Monday, February 12, 2007

The Novotna Rule

Steven Landsberg has this interesting, university-president career-destroying piece about how, in tennis women choke under pressure more often than men:

You can observe a lot of high achievers under pressure at a Grand Slam tennis tournament. Better yet, you can observe them under variable pressure: Things are a lot tenser when the score is 5-5 than when it's 0-0. Professor Daniele Paserman of Hebrew University made good use of this variability at the 2006 French Open, U.S. Open, and Wimbledon tournaments. First, he assigned an "importance" to each point in each match. He did this by assigning probabilities to every way the match might unfold, accounting for players' ratings, the surface they were playing on, and the identity of the server. That allowed him to say things like, "If Roger Federer wins this point, he has a 60 percent chance to win the match; if he loses the point, he has a 55 percent chance." The 5 percent difference measures the point's importance.

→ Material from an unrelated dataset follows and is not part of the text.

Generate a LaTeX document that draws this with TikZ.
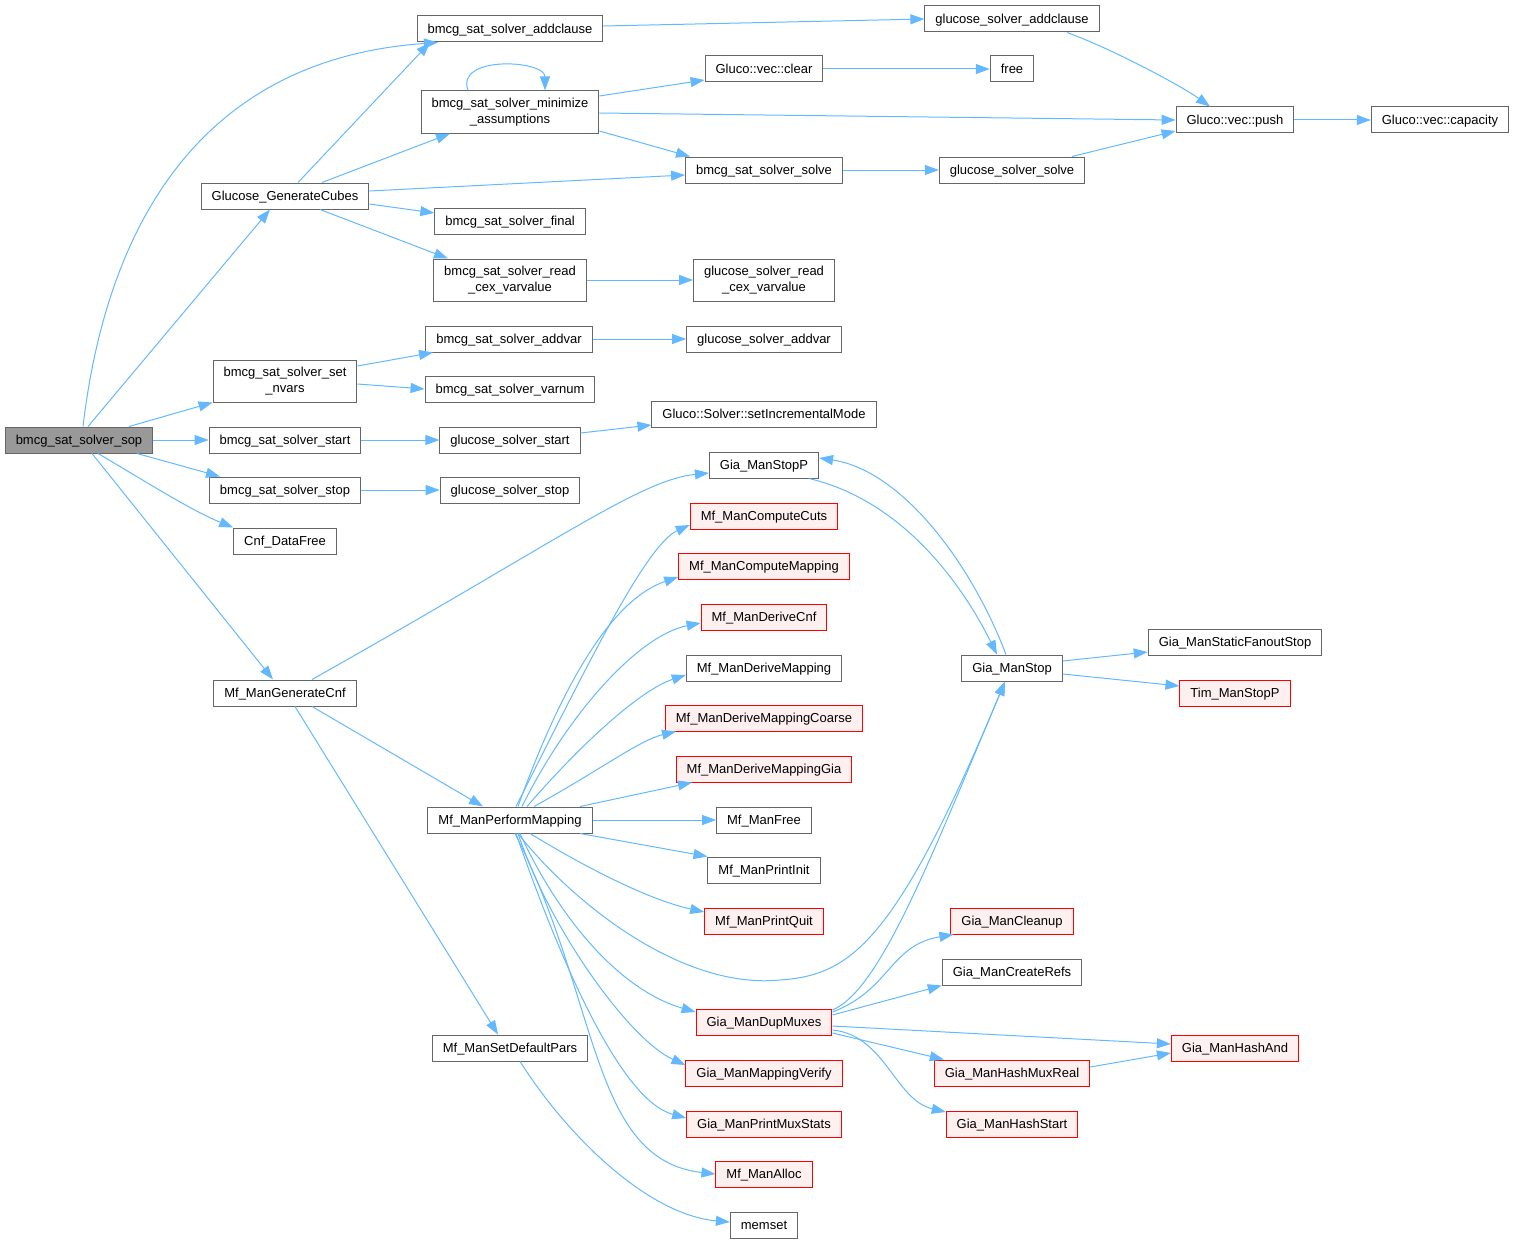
\documentclass[tikz,border=0pt]{standalone}
\usepackage{fontspec}
\setmainfont{Liberation Sans}
\usetikzlibrary{arrows.meta}
\definecolor{edgeblue}{HTML}{63B8FF}
\definecolor{boxgray}{HTML}{666666}
\definecolor{rootgray}{HTML}{999999}
\definecolor{redfill}{HTML}{FFF0F0}

\begin{document}
\begin{tikzpicture}[x=1pt,y=-1pt,
  fnbase/.style={draw=boxgray,line width=1pt,fill=white,inner xsep=10.5pt,font=\fontsize{13}{16}\selectfont},
  fn/.style={fnbase,inner ysep=0pt,minimum height=26pt,text height=11pt,text depth=2pt},
  fntwo/.style={fnbase,inner ysep=7pt,align=center},
  fnred/.style={fn,draw=red,fill=redfill},
  fnroot/.style={fn,fill=rootgray},
  call/.style={edgeblue,line width=1pt,-{Triangle[length=14pt,width=10pt]}}]
\useasboundingbox (0,0) rectangle (1517,1244);
\node[fnroot] (sop) at (79,440) {{bmcg\_sat\_solver\_sop}};
\node[fn] (addclause) at (510,29) {{bmcg\_sat\_solver\_addclause}};
\node[fntwo] (minimize) at (510,112) {bmcg\_sat\_solver\_minimize\\\_assumptions};
\node[fn] (cubes) at (285,196) {{Glucose\_GenerateCubes}};
\node[fn] (final) at (510,221) {{bmcg\_sat\_solver\_final}};
\node[fntwo] (readcex) at (510,280) {bmcg\_sat\_solver\_read\\\_cex\_varvalue};
\node[fntwo] (setnvars) at (285,381) {bmcg\_sat\_solver\_set\\\_nvars};
\node[fn] (start) at (285,440) {{bmcg\_sat\_solver\_start}};
\node[fn] (stop) at (285,490) {{bmcg\_sat\_solver\_stop}};
\node[fn] (cnffree) at (285,541) {{Cnf\_DataFree}};
\node[fn] (gencnf) at (285,693) {{Mf\_ManGenerateCnf}};
\node[fn] (addvar) at (509,339) {{bmcg\_sat\_solver\_addvar}};
\node[fn] (varnum) at (510,389) {{bmcg\_sat\_solver\_varnum}};
\node[fn] (gstart) at (510,440) {{glucose\_solver\_start}};
\node[fn] (gstop) at (510,490) {{glucose\_solver\_stop}};
\node[fn] (perform) at (510,820) {{Mf\_ManPerformMapping}};
\node[fn] (setdef) at (510,1048) {{Mf\_ManSetDefaultPars}};
\node[fn] (gaddclause) at (1012,19) {{glucose\_solver\_addclause}};
\node[fn] (vclear) at (764,69) {{Gluco::vec::clear}};
\node[fn] (free) at (1012,69) {{free}};
\node[fn] (vpush) at (1235,120) {{Gluco::vec::push}};
\node[fn] (vcapacity) at (1440,120) {{Gluco::vec::capacity}};
\node[fn] (solve) at (764,170) {{bmcg\_sat\_solver\_solve}};
\node[fn] (gsolve) at (1012,170) {{glucose\_solver\_solve}};
\node[fntwo] (greadcex) at (764,280) {glucose\_solver\_read\\\_cex\_varvalue};
\node[fn] (gaddvar) at (764,339) {{glucose\_solver\_addvar}};
\node[fn] (setinc) at (764,414) {{Gluco::Solver::setIncrementalMode}};
\node[fn] (stopp) at (764,465) {{Gia\_ManStopP}};
\node[fnred] (cuts) at (764,516) {{Mf\_ManComputeCuts}};
\node[fnred] (compmap) at (764,566) {{Mf\_ManComputeMapping}};
\node[fnred] (derivecnf) at (764,617) {{Mf\_ManDeriveCnf}};
\node[fn] (derivemap) at (764,668) {{Mf\_ManDeriveMapping}};
\node[fnred] (coarse) at (764,718) {{Mf\_ManDeriveMappingCoarse}};
\node[fnred] (derivegia) at (764,769) {{Mf\_ManDeriveMappingGia}};
\node[fn] (mffree) at (764,820) {{Mf\_ManFree}};
\node[fn] (printinit) at (764,870) {{Mf\_ManPrintInit}};
\node[fnred] (printquit) at (764,921) {{Mf\_ManPrintQuit}};
\node[fnred] (dupmuxes) at (764,1022) {{Gia\_ManDupMuxes}};
\node[fnred] (verify) at (764,1073) {{Gia\_ManMappingVerify}};
\node[fnred] (muxstats) at (764,1124) {{Gia\_ManPrintMuxStats}};
\node[fnred] (alloc) at (764,1174) {{Mf\_ManAlloc}};
\node[fn] (memset) at (764,1225) {{memset}};
\node[fn] (giastop) at (1012,668) {{Gia\_ManStop}};
\node[fnred] (cleanup) at (1012,921) {{Gia\_ManCleanup}};
\node[fn] (createrefs) at (1012,972) {{Gia\_ManCreateRefs}};
\node[fnred] (muxreal) at (1012,1073) {{Gia\_ManHashMuxReal}};
\node[fnred] (hashstart) at (1012,1124) {{Gia\_ManHashStart}};
\node[fn] (fanoutstop) at (1235,642) {{Gia\_ManStaticFanoutStop}};
\node[fnred] (timstopp) at (1235,693) {{Tim\_ManStopP}};
\node[fnred] (hashand) at (1235,1048) {{Gia\_ManHashAnd}};
\draw[call] ([xshift=4pt]sop.north) .. controls (105,240) and (190,60) .. ([xshift=-72pt]addclause.south);
\draw[call] ([xshift=9pt]sop.north) -- ([xshift=-15pt]cubes.south);
\draw[call] ([xshift=50pt]sop.north) -- (setnvars.south west);
\draw[call] (sop) -- (start);
\draw[call] ([xshift=58pt]sop.south) -- ([xshift=-65pt]stop.north);
\draw[call] ([xshift=19pt]sop.south) .. controls (140,478) and (190,510) .. (cnffree.north west);
\draw[call] ([xshift=13pt]sop.south) -- ([xshift=-12pt]gencnf.north);
\draw[call] ([xshift=13pt]cubes.north) -- ([xshift=-80pt]addclause.south);
\draw[call] ([xshift=37pt]cubes.north) -- ([xshift=-60pt]minimize.south);
\draw[call] ([yshift=5pt]cubes.east) -- ([yshift=-5pt]solve.west);
\draw[call] ([yshift=-8pt]cubes.east) -- ([yshift=8pt]final.west);
\draw[call] ([xshift=35pt]cubes.south) -- ([xshift=-62pt]readcex.north);
\draw[call] ([yshift=3pt]addclause.east) -- (gaddclause.west);
\draw[call] ([xshift=-42pt]minimize.north) .. controls (455,55) and (545,60) .. ([xshift=35pt]minimize.north);
\draw[call] ([yshift=16pt]minimize.east) -- ([yshift=-11pt]vclear.west);
\draw[call] ([yshift=-1pt]minimize.east) -- (vpush.west);
\draw[call] ([yshift=-19pt]minimize.east) -- ([xshift=-74pt]solve.north);
\draw[call] (readcex) -- (greadcex);
\draw[call] ([yshift=15pt]setnvars.east) -- ([xshift=-76pt]addvar.south);
\draw[call] ([yshift=-3pt]setnvars.east) -- (varnum.west);
\draw[call] (start) -- (gstart);
\draw[call] (stop) -- (gstop);
\draw[call] (addvar) -- (gaddvar);
\draw[call] ([yshift=7pt]gstart.east) -- ([yshift=-11pt]setinc.west);
\draw[call] ([xshift=27pt]gencnf.north) .. controls (560,540) and (640,480) .. ([yshift=-8pt]stopp.west);
\draw[call] ([xshift=27pt]gencnf.south) -- ([xshift=-27pt]perform.north);
\draw[call] ([xshift=10pt]gencnf.south) -- ([xshift=-12pt]setdef.north);
\draw[call] ([xshift=10pt]setdef.south) .. controls (570,1140) and (650,1215) .. ([yshift=3pt]memset.west);
\draw[call] ([xshift=55pt]gaddclause.south) .. controls (1110,48) and (1180,85) .. ([xshift=-25pt]vpush.north);
\draw[call] (vclear) -- (free);
\draw[call] (vpush) -- (vcapacity);
\draw[call] (solve) -- (gsolve);
\draw[call] ([xshift=60pt]gsolve.north) -- ([yshift=-11pt]vpush.west);
\draw[call] ([xshift=45pt]stopp.south) .. controls (900,500) and (960,580) .. ([xshift=-15pt]giastop.north);
\draw[call] ([xshift=-6pt]giastop.north) .. controls (970,560) and (900,470) .. ([yshift=7pt]stopp.east);
\draw[call] ([yshift=7pt]giastop.east) -- ([yshift=-10pt]fanoutstop.west);
\draw[call] ([yshift=-6pt]giastop.east) -- ([yshift=7pt]timstopp.west);
\draw[call] ([xshift=6pt]perform.north) .. controls (580,680) and (645,545) .. ([yshift=-9pt]cuts.west);
\draw[call] ([xshift=8pt]perform.north) .. controls (560,690) and (610,600) .. ([yshift=-11pt]compmap.west);
\draw[call] ([xshift=12pt]perform.north) .. controls (570,710) and (640,635) .. ([yshift=-6pt]derivecnf.west);
\draw[call] ([xshift=17pt]perform.north) .. controls (580,745) and (640,690) .. ([yshift=-7pt]derivemap.west);
\draw[call] ([xshift=24pt]perform.north) .. controls (600,770) and (640,740) .. ([xshift=-88pt]coarse.south);
\draw[call] ([xshift=70pt]perform.north) -- ([xshift=-72pt]derivegia.south);
\draw[call] (perform) -- (mffree);
\draw[call] ([xshift=70pt]perform.south) -- (printinit.north west);
\draw[call] ([xshift=20pt]perform.south) .. controls (590,870) and (650,900) .. ([yshift=9pt]printquit.west);
\draw[call] ([xshift=8pt]perform.south) .. controls (570,900) and (680,990) .. (780,980) .. controls (850,975) and (895,945) .. ([xshift=-7pt]giastop.south);
\draw[call] ([xshift=10pt]perform.south) .. controls (560,920) and (620,990) .. ([yshift=10pt]dupmuxes.west);
\draw[call] ([xshift=8pt]perform.south) .. controls (550,930) and (630,1040) .. ([yshift=8pt]verify.west);
\draw[call] ([xshift=6pt]perform.south) .. controls (560,960) and (620,1100) .. ([yshift=6pt]muxstats.west);
\draw[call] ([xshift=5pt]perform.south) .. controls (600,1000) and (590,1160) .. (alloc.west);
\draw[call] ([yshift=12pt]dupmuxes.east) .. controls (880,990) and (930,860) .. ([xshift=-7pt]giastop.south);
\draw[call] ([yshift=10pt]dupmuxes.east) .. controls (890,990) and (890,945) .. ([xshift=3pt]cleanup.south west);
\draw[call] ([yshift=7pt]dupmuxes.east) -- (createrefs.south west);
\draw[call] ([yshift=-4pt]dupmuxes.east) -- ([yshift=4pt]hashand.west);
\draw[call] ([yshift=-11pt]dupmuxes.east) -- ([xshift=10pt]muxreal.north west);
\draw[call] ([yshift=-8pt]dupmuxes.east) .. controls (885,1035) and (895,1100) .. ([yshift=12pt]hashstart.west);
\draw[call] ([yshift=6pt]muxreal.east) -- ([yshift=-5pt]hashand.west);
\end{tikzpicture}
\end{document}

It turns out that by at least one measure—the number of unforced errors—men play equally well throughout the match. They make unforced errors on about 30 percent of the most important points, about 30 percent of the least important, and about 30 percent of all those in between. But women show a very different pattern: 34 percent unforced errors on the least important points, steadily rising to almost 40 percent on the most important. That's almost surely too big a difference to be mere coincidence.

What, besides choking, could explain those numbers? Maybe the closest games are usually played late in the match, when players are more fatigued; maybe more of those games involve weak players; maybe more of them occur at the French Open, where the court is harder to play. But professor Paserman tests all these theories, and none stands up to statistical analysis.

Another countertheory: Maybe women play more defensively when the score is tight. If both players just keep lobbing the ball back and forth, there can't be any forced errors, so all errors are recorded as unforced. In support of this theory, professor Paserman observes that women do play more defensively when the score is tight. (He measures defensive play by speed of serve, length of rallies, and so forth.) But, unfortunately for the countertheory, so do men. When the pressure's on, both men and women get more defensive (and by about the same amount)—but only women make more errors.


Get Larry Summers on line one!

1 comment:

Anonymous said...

I'm not a women's tennis watcher or a statistician, but isn't there something to be said for a larger sample size?

Moreover, all these matches have the Williamses in them, right? As far as I know, they don't really have a reputation for mental toughness.